The Effect of Cancer on the Employment of Older Males in the U.S.: Attenuating Selection Bias using a High Risk Sample

Wednesday, June 15, 2016: 8:50 AM
F55 (Huntsman Hall)

Author(s): David Candon

Discussant: Prof. John Moran

Background: Obtaining unbiased estimators of the effect of health shocks on employment is an important topic in both health and labour economics. This is particularly relevant to cancer, where improvements in screening and treatments have led to increases in survival for nearly all types of cancer. In order to address the issue of selection bias, I estimate the effect of cancer on employment for a sample who are very likely to get cancer (male workers over the age of 65) thus attenuating the impact of many cancer risk factors and leading to a natural balance in observable characteristics.

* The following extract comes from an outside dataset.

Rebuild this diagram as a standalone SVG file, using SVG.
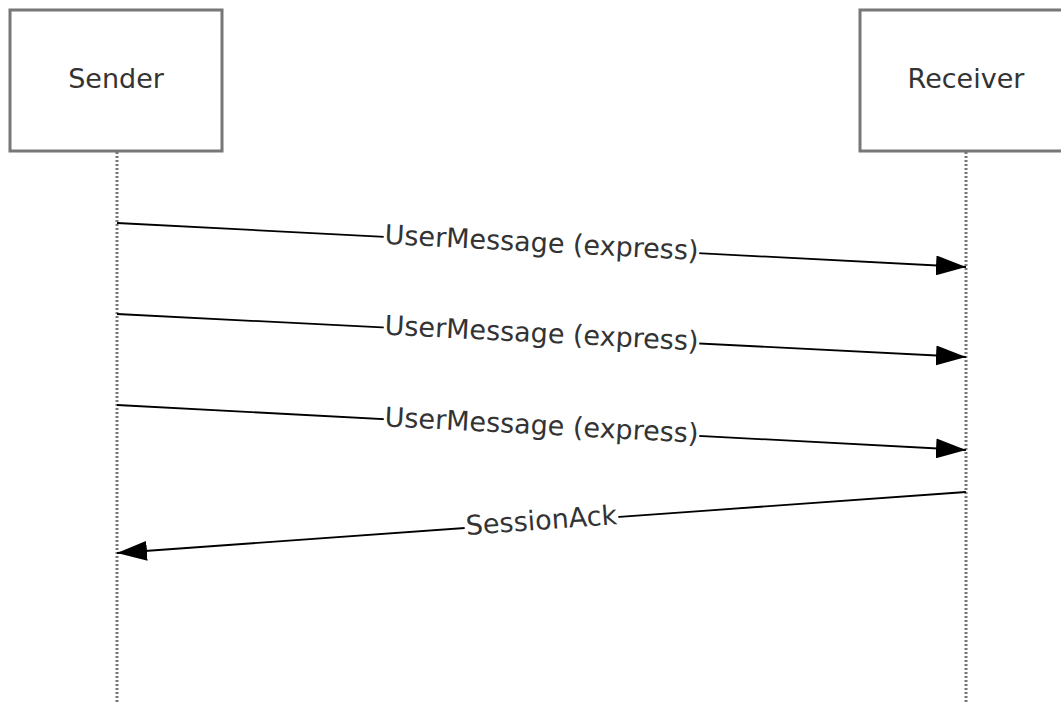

Data: I use data from the Health and Retirement Study, which is a large, longitudinal, biennial, nationally representative data set. It contains information on the respondents’ health, wealth, employment, and other demographic information. For this analysis, I use the first 11 waves of data (spanning the years 1992 to 2012), and stack the waves into two simple before and after time periods.

Methods: The analysis is conducted in three stages. First, I examine the plausibility of the identification strategy with numerous tests of covariate balance. The effect of cancer on labour supply is then estimated with multiple regression and propensity score matching. Finally, I examine the correlation of cancer with potentially unobserved variables.

Results: This identification strategy leads to a natural balance in the pre-diagnosis covariates between the cancer and the non-cancer groups in numerous tests. The estimated effect of cancer on labour supply appears insensitive to different specifications and control groups. The estimates also appear to be uncorrelated with omitted confounders. It is arguable that, under these conditions, this particular estimator suffers from negligible selection bias.

Conclusion: With the number of workers working past the traditional retirement age of 65, and with the retirement age set to increase in the future, these results could provide important information on how future workers (who normally would have retired) will behave when diagnosed with cancer while in employment.